Exactly as written, write out the lines below from the first to the one containing "4050,4100,4050,3990,3750,3750]", inclusive. Pictures do not belong in the copy.
## Begin
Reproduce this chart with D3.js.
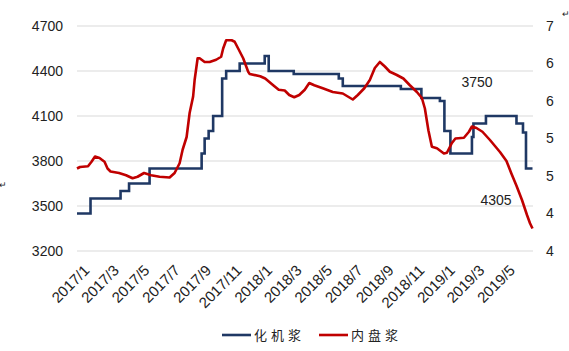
<!DOCTYPE html>
<html>
<head>
<meta charset="utf-8">
<script src="https://cdn.jsdelivr.net/npm/d3@7"></script>
<style>
  body { margin: 0; background: #fff; }
  text { font-family: "Liberation Sans", Arial, sans-serif; fill: #222; }
</style>
</head>
<body>
<div class="canvas"></div>
<script>
// 化机浆 (left axis), step changes
const blueDates = ['2017-01-01','2017-01-28','2017-03-29','2017-04-15','2017-05-26','2017-09-07','2017-09-13',
  '2017-09-21','2017-09-30','2017-10-18','2017-10-26','2017-11-22','2018-01-11','2018-01-19','2018-03-10',
  '2018-06-08','2018-06-16','2018-10-10','2018-11-20','2018-12-27','2019-01-05','2019-01-17','2019-03-01',
  '2019-03-04','2019-03-29','2019-05-29','2019-06-11','2019-06-17','2019-06-30']
const blueValues = [3450,3550,3600,3650,3750,3850,3950,
  4000,4100,4350,4400,4450,4500,4400,4380,
  4350,4300,4280,4220,4200,4000,3850,3960,
  4050,4100,4050,3990,3750,3750]

// 内盘浆 (right axis)
const redDates = ['2017-01-01','2017-01-07','2017-01-23','2017-01-30','2017-02-06','2017-02-15','2017-02-25',
  '2017-03-03','2017-03-09','2017-03-26','2017-04-09','2017-04-22','2017-05-02','2017-05-15','2017-05-29',
  '2017-06-15','2017-07-05','2017-07-15','2017-07-25','2017-07-31','2017-08-08','2017-08-14','2017-08-21',
  '2017-08-24','2017-08-30','2017-09-03','2017-09-13','2017-09-23','2017-10-06','2017-10-16','2017-10-20',
  '2017-10-26','2017-11-06','2017-11-12','2017-11-19','2017-11-29','2017-12-09','2017-12-12','2018-01-02',
  '2018-01-12','2018-01-28','2018-02-08','2018-02-20','2018-03-01','2018-03-11','2018-03-21','2018-04-01',
  '2018-04-10','2018-04-20','2018-05-07','2018-05-27','2018-06-16','2018-07-06','2018-07-16','2018-07-29',
  '2018-08-09','2018-08-19','2018-08-29','2018-09-08','2018-09-18','2018-10-01','2018-10-15','2018-10-28',
  '2018-11-11','2018-11-21','2018-11-27','2018-12-04','2018-12-11','2018-12-21','2019-01-04','2019-01-10',
  '2019-01-20','2019-01-27','2019-02-13','2019-02-23','2019-03-01','2019-03-10','2019-03-22','2019-04-06',
  '2019-04-26','2019-05-09','2019-05-19','2019-05-29','2019-06-09','2019-06-19','2019-06-25','2019-06-30']
const redValues = [5.10,5.12,5.13,5.19,5.26,5.24,5.19,
  5.10,5.06,5.04,5.01,4.97,4.99,5.04,5.01,
  4.99,4.98,5.04,5.17,5.35,5.52,5.84,6.06,
  6.28,6.57,6.57,6.52,6.52,6.55,6.59,6.70,
  6.81,6.81,6.79,6.70,6.57,6.39,6.36,6.33,
  6.30,6.21,6.15,6.14,6.08,6.05,6.08,6.15,
  6.24,6.21,6.17,6.12,6.10,6.02,6.08,6.17,
  6.28,6.44,6.52,6.46,6.39,6.35,6.30,6.21,
  6.12,6.04,5.90,5.61,5.39,5.37,5.30,5.31,
  5.44,5.50,5.51,5.59,5.66,5.64,5.59,5.48,
  5.32,5.20,5.03,4.87,4.68,4.48,4.37,4.30]

const leftTicks = [3200, 3500, 3800, 4100, 4400, 4700]
const rightTicks = [4, 4.5, 5, 5.5, 6, 6.5, 7]
const rightTickLabels = ['4', '4', '5', '5', '6', '6', '7']
const xTickDates = ['2017-01-01','2017-03-01','2017-05-01','2017-07-01','2017-09-01','2017-11-01','2018-01-01',
  '2018-03-01','2018-05-01','2018-07-01','2018-09-01','2018-11-01','2019-01-01','2019-03-01','2019-05-01']
const xTickLabels = ['2017/1','2017/3','2017/5','2017/7','2017/9','2017/11','2018/1',
  '2018/3','2018/5','2018/7','2018/9','2018/11','2019/1','2019/3','2019/5']
const seriesNames = ['化机浆', '内盘浆']
const seriesColors = ['#1f3864', '#c00000']
const noteTexts = ['3750', '4305']
const noteDates = ['2019-02-08', '2019-03-18']
const noteValues = [4293, 3506]

const parse = d3.timeParse('%Y-%m-%d')
const dims = { width: 569, height: 351, left: 77, right: 533, top: 26, bottom: 251 }

const svg = d3.select('.canvas')
  .append('svg')
    .attr('width', dims.width)
    .attr('height', dims.height)

const x = d3.scaleTime()
  .domain([parse('2017-01-01'), parse('2019-07-01')])
  .range([dims.left, dims.right])

const yLeft = d3.scaleLinear().domain([3200, 4700]).range([dims.bottom, dims.top])
const yRight = d3.scaleLinear().domain([4, 7]).range([dims.bottom, dims.top])

// gridlines
svg.append('g')
  .selectAll('line')
  .data(leftTicks)
  .join('line')
    .attr('x1', dims.left).attr('x2', dims.right)
    .attr('y1', d => yLeft(d)).attr('y2', d => yLeft(d))
    .attr('stroke', '#d9d9d9').attr('stroke-width', 1)

// left axis
const leftAxis = svg.append('g')
  .attr('transform', `translate(${dims.left - 14},0)`)
  .call(d3.axisLeft(yLeft).tickValues(leftTicks).tickSize(0).tickPadding(0).tickFormat(d3.format('d')))
leftAxis.select('.domain').remove()
leftAxis.selectAll('text').style('font-size', '14px').attr('fill', '#222')
  .style('font-family', '"Liberation Sans", Arial, sans-serif')

// right axis
const rightAxis = svg.append('g')
  .attr('transform', `translate(${dims.right + 13},0)`)
  .call(d3.axisRight(yRight).tickValues(rightTicks).tickSize(0).tickPadding(0)
    .tickFormat((d, i) => rightTickLabels[i]))
rightAxis.select('.domain').remove()
rightAxis.selectAll('text').style('font-size', '14px').attr('fill', '#222')
  .style('font-family', '"Liberation Sans", Arial, sans-serif')

// x tick labels, rotated
svg.append('g')
  .selectAll('text')
  .data(xTickDates)
  .join('text')
    .attr('transform', d => `translate(${x(parse(d)) + 6},${dims.bottom + 13}) rotate(-45)`)
    .attr('text-anchor', 'end')
    .attr('dy', '0.7em')
    .style('font-size', '15px')
    .text((d, i) => xTickLabels[i])

// lines
const blueLine = d3.line()
  .x(d => x(d.date))
  .y(d => yLeft(d.value))
  .curve(d3.curveStepAfter)

const redLine = d3.line()
  .x(d => x(d.date))
  .y(d => yRight(d.value))

const blueData = blueDates.map((d, i) => ({ date: parse(d), value: blueValues[i] }))
const redData = redDates.map((d, i) => ({ date: parse(d), value: redValues[i] }))

svg.append('path')
  .datum(blueData)
  .attr('d', blueLine)
  .attr('fill', 'none')
  .attr('stroke', seriesColors[0])
  .attr('stroke-width', 2.6)

svg.append('path')
  .datum(redData)
  .attr('d', redLine)
  .attr('fill', 'none')
  .attr('stroke', seriesColors[1])
  .attr('stroke-width', 2.6)
  .attr('stroke-linejoin', 'round')

// annotations
svg.append('g')
  .selectAll('text')
  .data(noteTexts)
  .join('text')
    .attr('x', (d, i) => x(parse(noteDates[i])))
    .attr('y', (d, i) => yLeft(noteValues[i]))
    .style('font-size', '14px')
    .text(d => d)

// small return marks
svg.append('text').attr('x', 562).attr('y', 17).style('font-size', '9px').attr('fill', '#888').text('↵')
svg.append('text').attr('x', -1).attr('y', 188).style('font-size', '9px').attr('fill', '#888').text('↵')

// legend
const legendX = [222, 319]
const legend = svg.append('g')
  .selectAll('g')
  .data(seriesNames)
  .join('g')
    .attr('transform', (d, i) => `translate(${legendX[i]},335)`)

legend.append('line')
  .attr('x1', 0).attr('x2', 29)
  .attr('stroke', (d, i) => seriesColors[i])
  .attr('stroke-width', 2.6)

legend.append('text')
  .attr('x', 32)
  .attr('dy', '0.35em')
  .style('font-size', '13px')
  .style('letter-spacing', '4px')
  .style('font-family', '"Noto Sans CJK SC", sans-serif')
  .text(d => d)
</script>
</body>
</html>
## End
→ **Full solution**
Reproduce this chart with D3.js.
<!DOCTYPE html>
<html>
<head>
<meta charset="utf-8">
<script src="https://cdn.jsdelivr.net/npm/d3@7"></script>
<style>
  body { margin: 0; background: #fff; }
  text { font-family: "Liberation Sans", Arial, sans-serif; fill: #222; }
</style>
</head>
<body>
<div class="canvas"></div>
<script>
// 化机浆 (left axis), step changes
const blueDates = ['2017-01-01','2017-01-28','2017-03-29','2017-04-15','2017-05-26','2017-09-07','2017-09-13',
  '2017-09-21','2017-09-30','2017-10-18','2017-10-26','2017-11-22','2018-01-11','2018-01-19','2018-03-10',
  '2018-06-08','2018-06-16','2018-10-10','2018-11-20','2018-12-27','2019-01-05','2019-01-17','2019-03-01',
  '2019-03-04','2019-03-29','2019-05-29','2019-06-11','2019-06-17','2019-06-30']
const blueValues = [3450,3550,3600,3650,3750,3850,3950,
  4000,4100,4350,4400,4450,4500,4400,4380,
  4350,4300,4280,4220,4200,4000,3850,3960,
  4050,4100,4050,3990,3750,3750]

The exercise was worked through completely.